Collected data:
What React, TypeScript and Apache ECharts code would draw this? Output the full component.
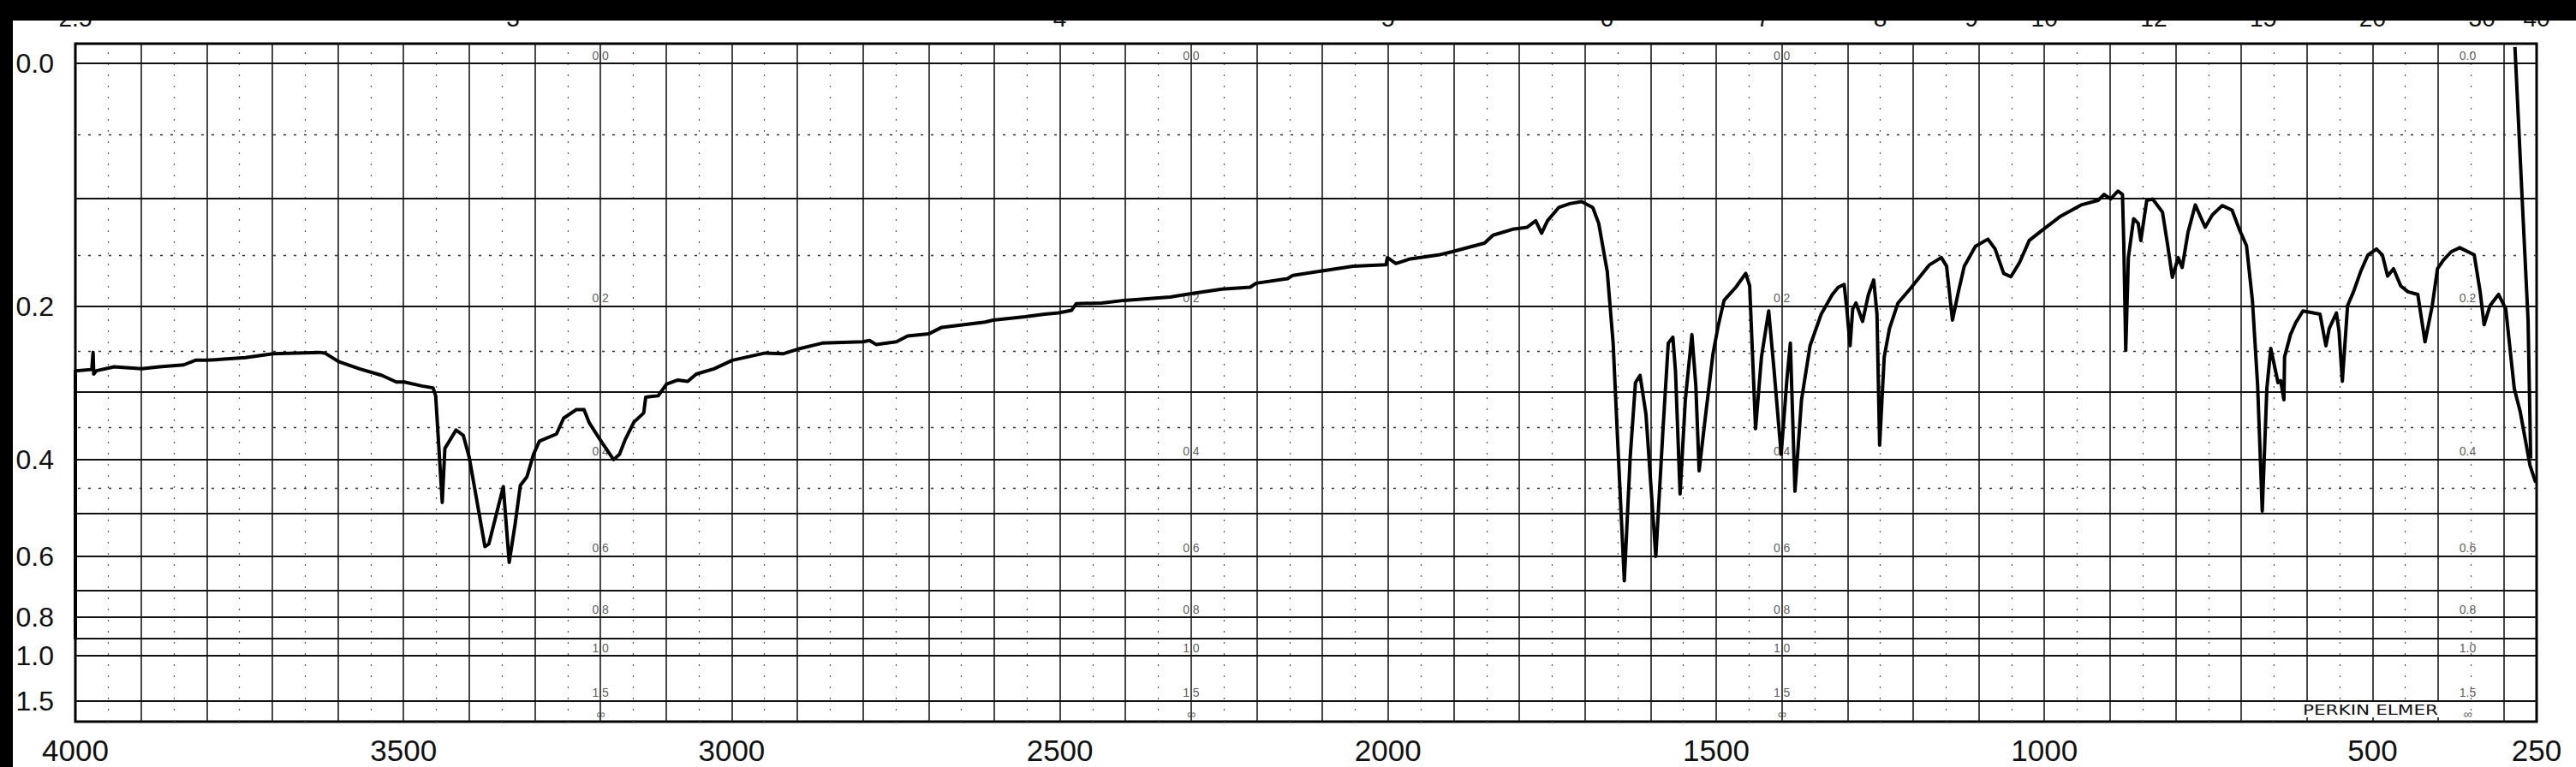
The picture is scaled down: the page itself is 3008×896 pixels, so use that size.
import React, { useEffect, useRef } from "react";
import * as echarts from "echarts";

// Bottom axis: wavenumber (cm-1)
const wavenumberLabels = [4000, 3500, 3000, 2500, 2000, 1500, 1000, 500, 250];
// Top axis: wavelength (micrometres)
const micronLabels = [2.5, 3, 4, 5, 6, 7, 8, 9, 10, 12, 15, 20, 30, 40];
// Left axis: absorbance labels
const absorbanceLabels = [0, 0.2, 0.4, 0.6, 0.8, 1.0, 1.5];
// Chart paper ruling
const absorbanceSolidLines = [0, 0.1, 0.2, 0.3, 0.4, 0.5, 0.6, 0.7, 0.8, 0.9, 1.0, 1.5];
const absorbanceDottedLines = [0.05, 0.15, 0.25, 0.35, 0.45];
const wavenumberSolidLines = [
  3900, 3800, 3700, 3600, 3500, 3400, 3300, 3200, 3100, 3000, 2900, 2800, 2700, 2600, 2500,
  2400, 2300, 2200, 2100, 2000, 1900, 1800, 1700, 1600, 1500, 1400, 1300, 1200, 1100, 1000,
  900, 800, 700, 600, 500, 400, 300,
];
const wavenumberDottedLines = [
  3950, 3850, 3750, 3650, 3550, 3450, 3350, 3250, 3150, 3050, 2950, 2850, 2750, 2650, 2550,
  2450, 2350, 2250, 2150, 2050, 1950, 1850, 1750, 1650, 1550, 1450, 1350, 1250, 1150, 1050,
  950, 850, 750, 650, 550, 450, 350,
];
// Small printed absorbance labels on the paper
const paperLabelColumns = [3200, 2300, 1400, 355];
const paperLabelTexts = ["0.0", "0.2", "0.4", "0.6", "0.8", "1.0", "1.5", "\u221e"];
const paperLabelAbsorbance = [0, 0.2, 0.4, 0.6, 0.8, 1.0, 1.5, Infinity];

// Spectrum trace: [wavenumber cm-1, transmittance %]
const spectrum = [
  [4000, 12.6], [4000, 53.3], [3975, 53.5], [3973, 56.1], [3972, 52.8], [3968, 53.3],
  [3941, 53.9], [3899, 53.6], [3872, 53.9], [3835, 54.2], [3817, 54.9], [3799, 54.9],
  [3741, 55.3], [3699, 55.9], [3628, 56.1], [3620, 56.0], [3599, 54.7], [3567, 53.6],
  [3533, 52.6], [3511, 51.6], [3499, 51.6], [3472, 51.0], [3455, 50.7], [3451, 49.5],
  [3441, 33.3], [3437, 41.5], [3420, 44.3], [3409, 43.5], [3400, 40.2], [3376, 26.6],
  [3370, 27.0], [3348, 35.7], [3339, 24.2], [3330, 30.0], [3322, 35.9], [3312, 37.2],
  [3302, 40.6], [3293, 42.6], [3267, 43.7], [3256, 46.1], [3237, 47.4], [3225, 47.4],
  [3217, 45.4], [3201, 42.9], [3180, 39.8], [3171, 40.6], [3162, 42.9], [3149, 45.5],
  [3134, 46.9], [3131, 49.3], [3112, 49.5], [3099, 51.3], [3082, 51.9], [3067, 51.7],
  [3054, 52.8], [3027, 53.6], [2999, 54.9], [2949, 56.0], [2921, 55.9], [2899, 56.6],
  [2862, 57.5], [2800, 57.7], [2790, 57.9], [2780, 57.3], [2749, 57.7], [2732, 58.6],
  [2700, 58.9], [2680, 59.9], [2614, 60.7], [2602, 61.0], [2553, 61.5], [2523, 61.9],
  [2502, 62.1], [2482, 62.5], [2475, 63.5], [2436, 63.6], [2402, 64.0], [2332, 64.5],
  [2302, 65.0], [2253, 65.7], [2210, 66.0], [2201, 66.6], [2153, 67.3], [2145, 67.8],
  [2105, 68.4], [2053, 69.2], [2003, 69.4], [2001, 70.5], [1988, 69.6], [1966, 70.3],
  [1923, 70.9], [1902, 71.4], [1853, 72.7], [1840, 73.9], [1810, 74.8], [1788, 75.1],
  [1775, 76.1], [1766, 74.2], [1757, 76.1], [1740, 78.1], [1723, 78.7], [1705, 79.0],
  [1688, 78.1], [1679, 75.7], [1666, 68.4], [1657, 57.5], [1651, 44.5], [1640, 21.4],
  [1631, 40.2], [1623, 51.5], [1616, 52.6], [1607, 46.7], [1592, 25.1], [1581, 44.5],
  [1573, 57.5], [1566, 58.4], [1562, 53.2], [1555, 34.6], [1547, 48.9], [1537, 58.8],
  [1531, 51.0], [1526, 38.1], [1516, 46.7], [1505, 55.8], [1497, 60.1], [1488, 64.0],
  [1470, 66.0], [1455, 68.1], [1449, 66.2], [1440, 44.5], [1431, 55.4], [1420, 62.4],
  [1412, 53.6], [1401, 40.6], [1392, 52.3], [1387, 57.5], [1380, 35.0], [1370, 48.9],
  [1357, 57.1], [1340, 61.9], [1323, 64.9], [1314, 66.0], [1305, 66.4], [1301, 62.7],
  [1296, 57.1], [1292, 62.7], [1287, 63.6], [1277, 60.8], [1268, 64.9], [1260, 67.1],
  [1255, 61.9], [1251, 42.0], [1244, 55.4], [1236, 59.7], [1223, 63.6], [1204, 65.8],
  [1192, 67.3], [1175, 69.4], [1157, 70.5], [1149, 69.2], [1140, 61.0], [1131, 65.3],
  [1122, 69.2], [1105, 72.2], [1086, 73.3], [1075, 71.8], [1062, 68.1], [1051, 67.6],
  [1038, 69.7], [1023, 73.1], [1004, 74.6], [975, 76.8], [944, 78.5], [918, 79.2],
  [909, 80.1], [899, 79.4], [888, 80.6], [881, 80.1], [879, 72.7], [876, 56.4],
  [872, 70.5], [864, 76.4], [857, 75.7], [853, 73.1], [844, 79.2], [835, 79.4],
  [820, 77.4], [812, 72.3], [805, 67.5], [796, 70.5], [790, 69.0], [781, 74.4],
  [770, 78.5], [755, 75.1], [744, 77.0], [729, 78.4], [714, 77.7], [703, 74.8],
  [692, 72.3], [683, 64.0], [675, 51.0], [668, 32.0], [661, 50.6], [655, 56.7],
  [644, 51.5], [640, 51.8], [635, 48.9], [634, 55.4], [625, 58.8], [617, 60.6],
  [606, 62.4], [580, 61.9], [571, 57.1], [566, 59.7], [555, 62.1], [551, 59.3],
  [546, 51.7], [538, 63.2], [529, 65.3], [518, 68.4], [507, 70.9], [494, 71.8],
  [485, 70.9], [477, 67.7], [468, 68.8], [457, 66.2], [446, 65.3], [431, 64.9],
  [420, 57.7], [409, 63.2], [401, 68.8], [392, 70.1], [380, 71.4], [367, 72.0],
  [345, 70.9], [336, 65.3], [330, 60.3], [321, 63.2], [308, 64.9], [297, 62.7],
  [284, 50.6], [275, 47.1], [260, 38.9], [252, 36.5],
];
// Pen return stroke at the end of the scan
const penReturn = [[283, 102.5], [272, 79.4], [263, 61.0], [259, 40.0]];

const toT = (a: number) => (a === Infinity ? 0 : 100 * Math.pow(10, -a));

const FONT = "'Liberation Sans', Arial, sans-serif";

export default function App() {
  const ref = useRef<HTMLDivElement>(null);
  useEffect(() => {
    if (!ref.current) return;
    const chart = echarts.init(ref.current, null, { renderer: "svg" });

    const gridLines: any[] = [];
    wavenumberSolidLines.forEach((v) =>
      gridLines.push({ xAxis: v, lineStyle: { color: "#1a1a1a", width: 1.6, type: "solid" } })
    );
    wavenumberDottedLines.forEach((v) =>
      gridLines.push({ xAxis: v, lineStyle: { color: "#555", width: 1.2, type: [2, 11] } })
    );
    absorbanceSolidLines.forEach((a) =>
      gridLines.push({ yAxis: toT(a), lineStyle: { color: "#111", width: 2, type: "solid" } })
    );
    absorbanceDottedLines.forEach((a) =>
      gridLines.push({ yAxis: toT(a), lineStyle: { color: "#333", width: 1.4, type: [3, 9] } })
    );

    const paperLabels: any[] = [];
    paperLabelColumns.forEach((col) =>
      paperLabelTexts.forEach((txt, i) =>
        paperLabels.push({ name: txt, value: [col, toT(paperLabelAbsorbance[i])] })
      )
    );

    const option: any = {
      animation: false,
      backgroundColor: "#ffffff",
      grid: {
        left: 88,
        right: 46,
        top: 51,
        bottom: 53,
        show: true,
        borderColor: "#000",
        borderWidth: 3,
        backgroundColor: "#fff",
      },
      xAxis: [
        {
          type: "value",
          min: 250,
          max: 4000,
          inverse: true,
          position: "bottom",
          axisLine: { show: false },
          axisTick: { show: false },
          splitLine: { show: false },
          axisLabel: {
            customValues: wavenumberLabels,
            showMinLabel: true,
            showMaxLabel: true,
            fontSize: 35,
            lineHeight: 35,
            fontFamily: FONT,
            color: "#111",
            margin: 16,
            formatter: (v: number) => String(Math.round(v)),
          },
        },
        {
          type: "value",
          min: 250,
          max: 4000,
          inverse: true,
          position: "top",
          axisLine: { show: false },
          axisTick: { show: false },
          splitLine: { show: false },
          axisLabel: {
            customValues: micronLabels.map((m) => 10000 / m),
            showMinLabel: true,
            showMaxLabel: true,
            fontSize: 28,
            fontFamily: FONT,
            color: "#111",
            margin: 16,
            formatter: (v: number) => String(Math.round((10000 / v) * 10) / 10),
          },
        },
      ],
      yAxis: {
        type: "value",
        min: 0,
        max: 103,
        axisLine: { show: false },
        axisTick: { show: false },
        splitLine: { show: false },
        axisLabel: {
          customValues: absorbanceLabels.map(toT),
          fontSize: 32,
          fontFamily: FONT,
          color: "#111",
          margin: 25,
          formatter: (v: number) => Math.abs(-Math.log10(v / 100)).toFixed(1),
        },
      },
      series: [
        {
          type: "scatter",
          name: "paper",
          silent: true,
          z: 2,
          symbolSize: 1,
          itemStyle: { color: "rgba(0,0,0,0)" },
          data: paperLabels,
          label: {
            show: true,
            position: "top",
            distance: 2,
            formatter: "{b}",
            fontSize: 14,
            fontFamily: FONT,
            color: "#333",
          },
          markLine: {
            silent: true,
            symbol: ["none", "none"],
            label: { show: false },
            z: 1,
            data: gridLines,
          },
        },
        {
          type: "line",
          name: "spectrum",
          silent: true,
          z: 5,
          showSymbol: false,
          symbol: "none",
          lineStyle: { color: "#000", width: 4, join: "round", cap: "round" },
          data: spectrum,
        },
        {
          type: "line",
          name: "penReturn",
          silent: true,
          z: 5,
          showSymbol: false,
          symbol: "none",
          lineStyle: { color: "#000", width: 4 },
          data: penReturn,
        },
      ],
      graphic: [
        {
          type: "rect",
          z: 100,
          silent: true,
          shape: { x: 0, y: 0, width: 3008, height: 24 },
          style: { fill: "#000" },
        },
        {
          type: "rect",
          z: 100,
          silent: true,
          shape: { x: 0, y: 0, width: 15, height: 896 },
          style: { fill: "#000" },
        },
        {
          type: "text",
          z: 50,
          silent: true,
          x: 2768,
          y: 829,
          scaleX: 1.35,
          style: {
            text: "PERKIN ELMER",
            font: "16px 'DejaVu Sans', sans-serif",
            fill: "#111",
            backgroundColor: "#fff",
            padding: [1, 3, 1, 3],
            textAlign: "center",
            textVerticalAlign: "middle",
            align: "center",
            verticalAlign: "middle",
          },
        },
      ],
    };
    chart.setOption(option);
    return () => chart.dispose();
  }, []);
  return (
    <div
      ref={ref}
      style={{ position: "fixed", left: 0, top: 0, width: 3008, height: 896, background: "#fff" }}
    />
  );
}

Task brief: Look through the material above and print exactly the lines from the one containing "The picture is" to the one containing "import * as", both included, and nothing more.

Result:
The picture is scaled down: the page itself is 3008×896 pixels, so use that size.
import React, { useEffect, useRef } from "react";
import * as echarts from "echarts";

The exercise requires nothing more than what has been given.